The approach at the NECC is scientific and based on principles of applied behavior analysis affecting everyone. Vincent Strully says, "Ever done something twice? You've been reinforced." At the Center the clients are autistic, learning disabled, or mentally retarded, sometimes violent or self-injurious, and many have pervasive emotional disorders. Some have seizure disorders and many have multiple handicaps. The students vary greatly in their functional levels and degree of disability, which is why, for many of them, one-on-one care and individualized treatment plans are essential to the success of the program.
Jonathan Vaughan says, "During our visit, I was most impressed with how deeply thought-through each child's treatment plan is." He gave the example of a child who had trouble imitating. "A teacher might spend the better part of a day teaching the child to imitate one behavior, like waving his arms." This is followed up with objective, scientific evaluation in which virtually every one of the child's actions are recorded and graphed.

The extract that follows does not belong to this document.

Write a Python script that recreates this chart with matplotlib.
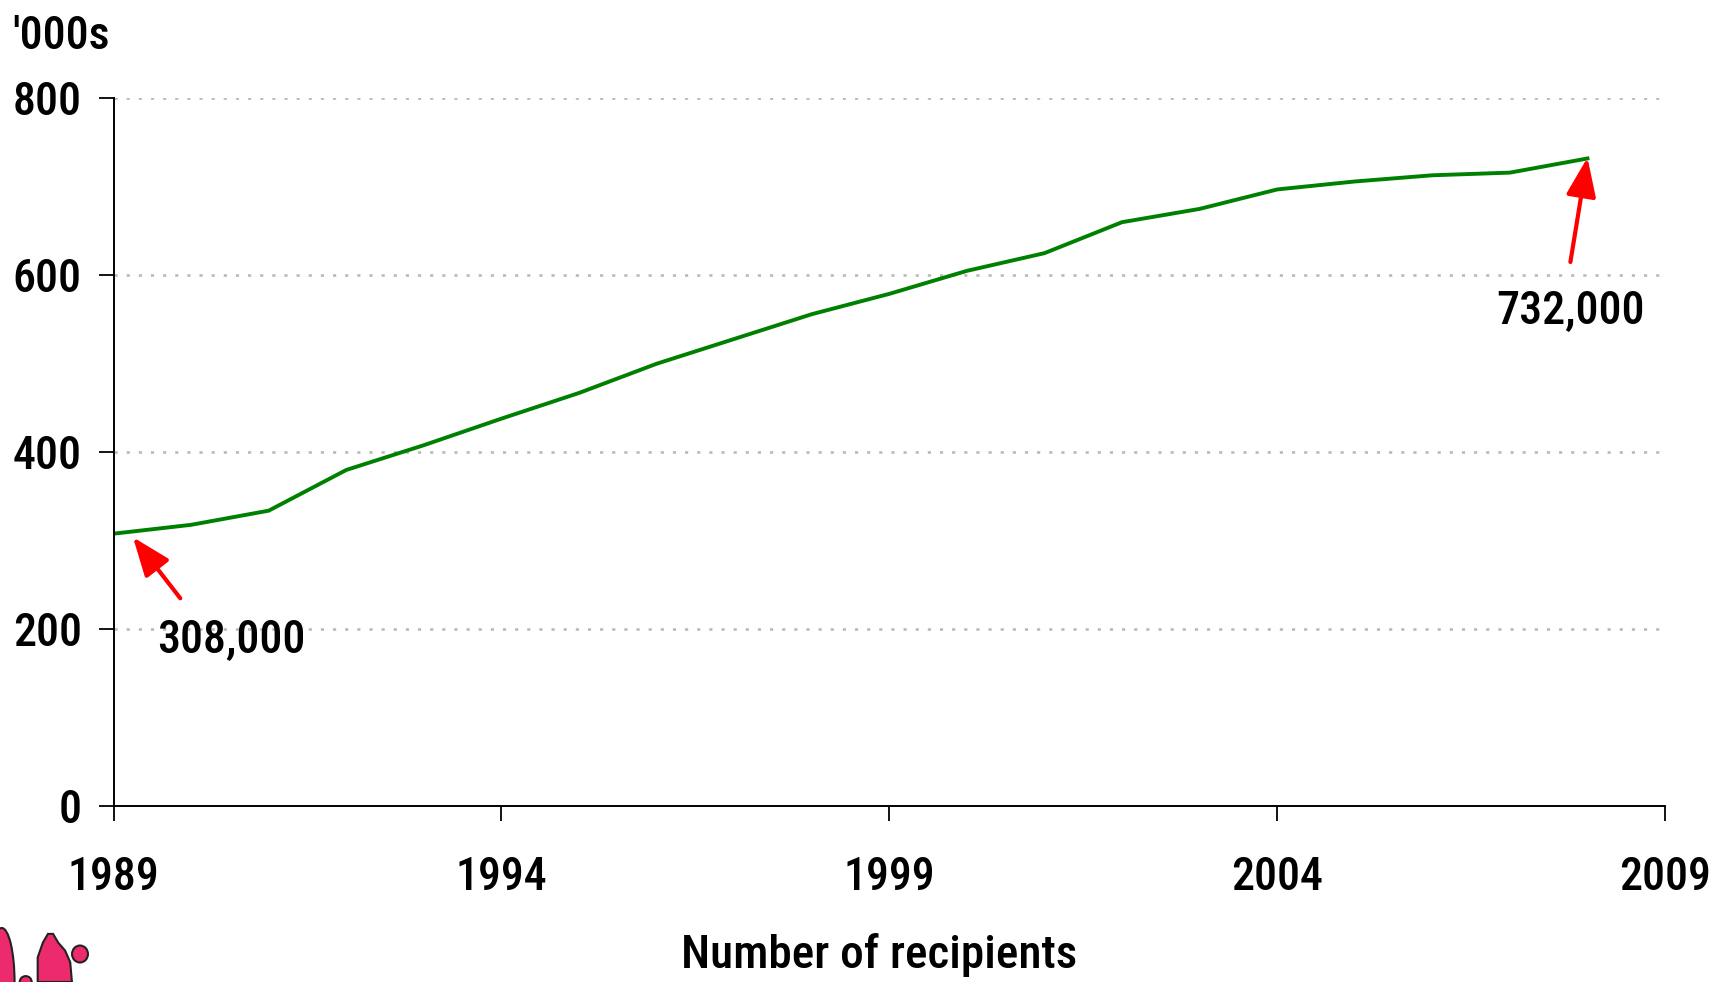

Although that approach might initially seem sterile and mechanical, Dr. Vaughan explains why this detailed evaluation is so important: "Clinical detachment is essential because, particularly with children, it is all too easy to see improvement that is not really there, because we are so motivated to help."
"The goal of the New England Center maximize independence as much as possible for each child," says Vincent Strully. "After having participated in the program, 20 to 40 percent of the youngest group of children no longer diagnosed with the problem originally brought them to the NECC. On the other hand, we've had older kids come who've been through water therapy, music therapy, animal therapy--you name it, they've had it. They probably had a good time, the people working with them had a good time, but the kid is still rocking, weaving, and head banging. At the New England Center we systematically teach life skills the child will need. We take a careful, scientific look and use positive behavioral change techniques that we have proved work."
"Regardless of my ties, I looked to Hamilton for recruitment purposes because it's one of the most solid programs, in terms of undergraduate offerings, that I know of," explained Vincent Strully. "The quality of the current program, and the tremendous work Doug Weldon has done to make this semester internship possible, determined my decision to go with Hamilton." Another determining factor: Hamilton is one of the few colleges that still provides students with an in-depth understanding of the Skinnerian model of operant conditioning which is the foundation of the program at the New England Center for Children.